Avec Ad Astra, James Gray signe sans aucun doute son chef-d’œuvre, à la fois puissant sur le plan psychologique et profond sur le plan métaphysique. A réserver toutefois aux amateurs de films d’auteur exigeants.
Synopsis : L’astronaute Roy McBride s’aventure jusqu’aux confins du système solaire à la recherche de son père disparu et pour résoudre un mystère qui menace la survie de notre planète. Lors de son voyage, il sera confronté à des révélations mettant en cause la nature même de l’existence humaine, et notre place dans l’univers.
James Gray poursuit sa filmographie de manière cohérente
Critique : Auteur de polars mémorables qui étaient autant d’analyses du conflit père / fils (Little Odessa, The Yards, La nuit nous appartient), le réalisateur américain James Gray se lance avec Ad Astra dans un projet d’une toute autre envergure. Il dispose notamment d’un budget de plus de 80 millions de dollars et se frotte à un genre très codifié, la science-fiction. Toutefois, il n’aborde absolument pas le genre sous un angle commercial et préfère continuer à explorer des thématiques qui lui sont personnelles.
Motivés par les succès inattendus de Gravity (Cuaron, 2013), Interstellar (Nolan, 2014) et Premier contact (Villeneuve, 2016), trois œuvres de SF aux sujets difficiles et aux approches auteurisantes, les producteurs ont donc confié un gros budget à James Gray pour qu’il livre sa version spatiale d’Au cœur des ténèbres de Conrad. Effectivement, tous les admirateurs d’Apocalypse Now de Coppola verront rapidement se dessiner un rapprochement avec Ad Astra.
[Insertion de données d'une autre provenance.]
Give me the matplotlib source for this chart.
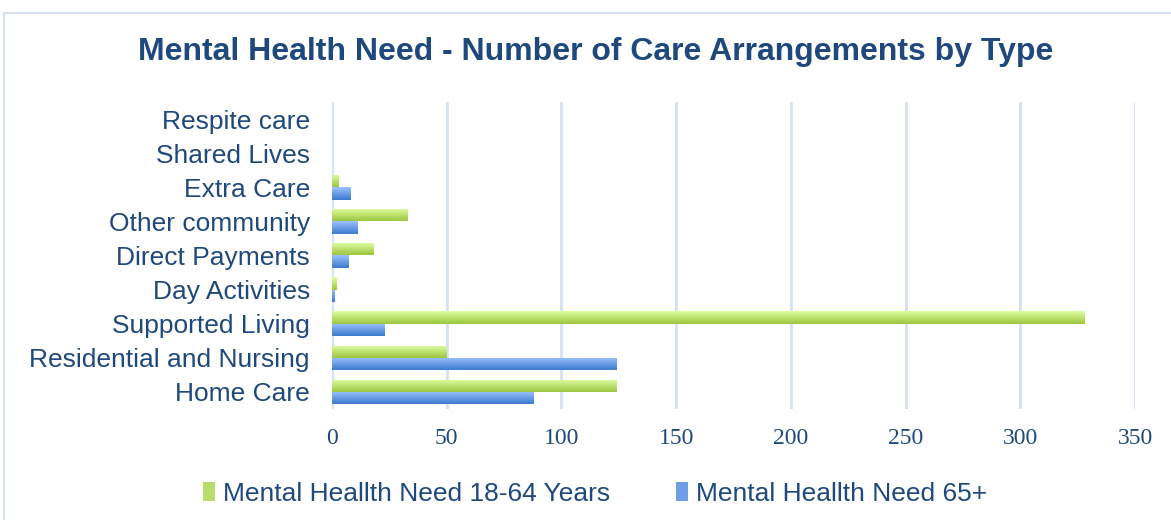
import numpy as np
import matplotlib.pyplot as plt
from matplotlib.patches import Patch, Rectangle
from matplotlib.colors import LinearSegmentedColormap

# Datos (de abajo hacia arriba)
categorias = ["Home Care", "Residential and Nursing", "Supported Living",
              "Day Activities", "Direct Payments", "Other community",
              "Extra Care", "Shared Lives", "Respite care"]
edad_18_64 = [124, 50, 328, 2, 18, 33, 3, 0, 0]
edad_65 = [88, 124, 23, 1, 7, 11, 8, 0, 0]
series = ["Mental Heallth Need 18-64 Years", "Mental Heallth Need 65+"]
ticks_x = [0, 50, 100, 150, 200, 250, 300, 350]

texto = "#1F497D"
verde = ("#9BC63F", "#E0FFA3")   # abajo, arriba
azul = ("#3C7BCD", "#9CC2FF")

plt.rcParams['font.family'] = ['Liberation Sans', 'DejaVu Sans']

fig = plt.figure(figsize=(11.71, 5.20), dpi=100)
ax = fig.add_axes([0.2835, 0.2135, 0.6858, 0.5904])

# marco del gráfico
fig.patches.append(Rectangle((4 / 1171, -0.1), 1.2, 0.1 + 1 - 13 / 520,
                             transform=fig.transFigure, fill=False,
                             edgecolor="#D6E0F0", linewidth=1.5, zorder=0))

y = np.arange(len(categorias))
h = 0.36
grad = np.linspace(0, 1, 64).reshape(-1, 1)

for valores, colores, off in [(edad_18_64, verde, h / 2), (edad_65, azul, -h / 2)]:
    barras = ax.barh(y + off, valores, height=h, color="none", linewidth=0, zorder=2)
    cmap = LinearSegmentedColormap.from_list("g", colores)
    for b in barras:
        if b.get_width() <= 0:
            continue
        x0, y0 = b.get_x(), b.get_y()
        im = ax.imshow(grad, cmap=cmap, origin="lower", aspect="auto",
                       extent=[x0, x0 + b.get_width(), y0, y0 + b.get_height()],
                       zorder=2, interpolation="bilinear")
        im.set_clip_path(b)

ax.set_xlim(0, 350)
ax.set_ylim(-0.5, len(categorias) - 0.5)
ax.set_xticks(ticks_x)
ax.set_yticks(y)
ax.set_yticklabels(categorias, fontsize=19, color=texto)
for lbl in ax.get_xticklabels():
    lbl.set_family(['Liberation Serif', 'DejaVu Serif'])
    lbl.set_fontsize(17)
    lbl.set_color(texto)
ax.tick_params(axis="both", length=0)
ax.tick_params(axis="x", pad=14)
ax.tick_params(axis="y", pad=16)
ax.grid(axis="x", color="#D5E1F2", linewidth=2, zorder=0)
ax.set_axisbelow(True)
for s in ax.spines.values():
    s.set_visible(False)

fig.text(0.5085, 1 - 52 / 520, "Mental Health Need - Number of Care Arrangements by Type",
         ha="center", va="center", fontsize=23, fontweight="bold", color=texto)

handles = [Patch(facecolor="#B9DC6C", label=series[0]),
           Patch(facecolor="#6E9FE6", label=series[1])]
fig.legend(handles=handles, loc="center", bbox_to_anchor=(0.508, 1 - 494 / 520),
           ncol=2, frameon=False, fontsize=19, labelcolor=texto,
           handlelength=0.45, handleheight=0.75, handletextpad=0.3, columnspacing=2.5)

plt.savefig("out.png", dpi=100)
Dans les deux cas, un personnage est envoyé en mission dans une zone hostile pour éliminer un homme devenu fou, le voyage devenant peu à peu une exploration de la psyché torturée de celui qui accomplit le voyage.
Dans Ad Astra, on retrouve ainsi l’usage d’une voix off qui nous délivre les réflexions de cet astronaute envoyé aux confins de l’espace par une compagnie privée afin de retrouver son père, pourtant porté disparu depuis une quinzaine d’années. Dès les premières séquences, le spectateur est placé dans la tête de Brad Pitt et il n’en sortira plus pendant deux heures.
Une atmosphère cotonneuse volontairement tournée vers l’introspection
L’atmosphère se veut cotonneuse, comme dans une bulle où tous les sons seraient assourdis, ce qui fait du film une pure expérience immersive. Si un léger suspense est esquissé (Qu’est-il arrivé au père ? Que s’est-il passé durant cette mission spatiale qui avait pour but de rencontrer une intelligence extra-terrestre ?), le spectateur devra assez rapidement se faire une raison : James Gray signe une fois de plus un film d’auteur exigeant où l’action n’a pas vraiment droit de cité.
Que ceux qui veulent donc voir un space opera trépidant passent leur chemin puisque le film se veut avant tout une réflexion intimiste et métaphysique d’une belle pertinence. Construit sur un mode déceptif, le film débute donc comme une quête existentielle, mais la philosophie assez nihiliste déployée par l’auteur entraîne une série de déceptions pour le spectateur. Contournant toutes les attentes légitimes du grand public, James Gray nous emmène dans des zones inexplorées par le cinéma, soit une sorte de néant narratif qui est la traduction immédiate de notre condition humaine.
Une quête qui ne peut déboucher que sur le vide…
Alors que le personnage de Brad Pitt se rapproche peu à peu de son paternel, ce dernier ne cesse de se dérober à lui. Symboliquement, il s’agit bien entendu d’une quête métaphysique d’un homme à la recherche de son Géniteur éternel, à savoir Dieu. De manière audacieuse – surtout au cœur d’un monde à nouveau obnubilé par la religion – James Gray ose tourner une œuvre profondément athéiste. Il signe ainsi un film profondément dépressif où l’homme Brad Pitt constate sa solitude, symbole d’une Humanité se retrouvant seule face au vide absolu de l’Univers.
Bouleversant par petites touches impressionnistes, Ad Astra est donc une œuvre courageuse qui se niche parmi les grandes réussites d’un genre décidément toujours aussi étonnant.
Quelques invraisemblances sont tout de même à déplorer
On peut toutefois regretter quelques petites scories au sein d’un ensemble très cohérent. Certaines péripéties semblent assez invraisemblables et le cinéaste succombe à quelques erreurs habituelles comme celle des sons diffusés dans l’espace. Toutefois, il s’agit de quelques concessions compréhensibles et excusables au vu du budget dépensé pour mettre sur pied une œuvre aussi difficile d’accès et peu vendeuse.
En l’état, il s’agit du plus beau film de son auteur qui entre définitivement dans la cour des grands en livrant son œuvre la plus mature à ce jour.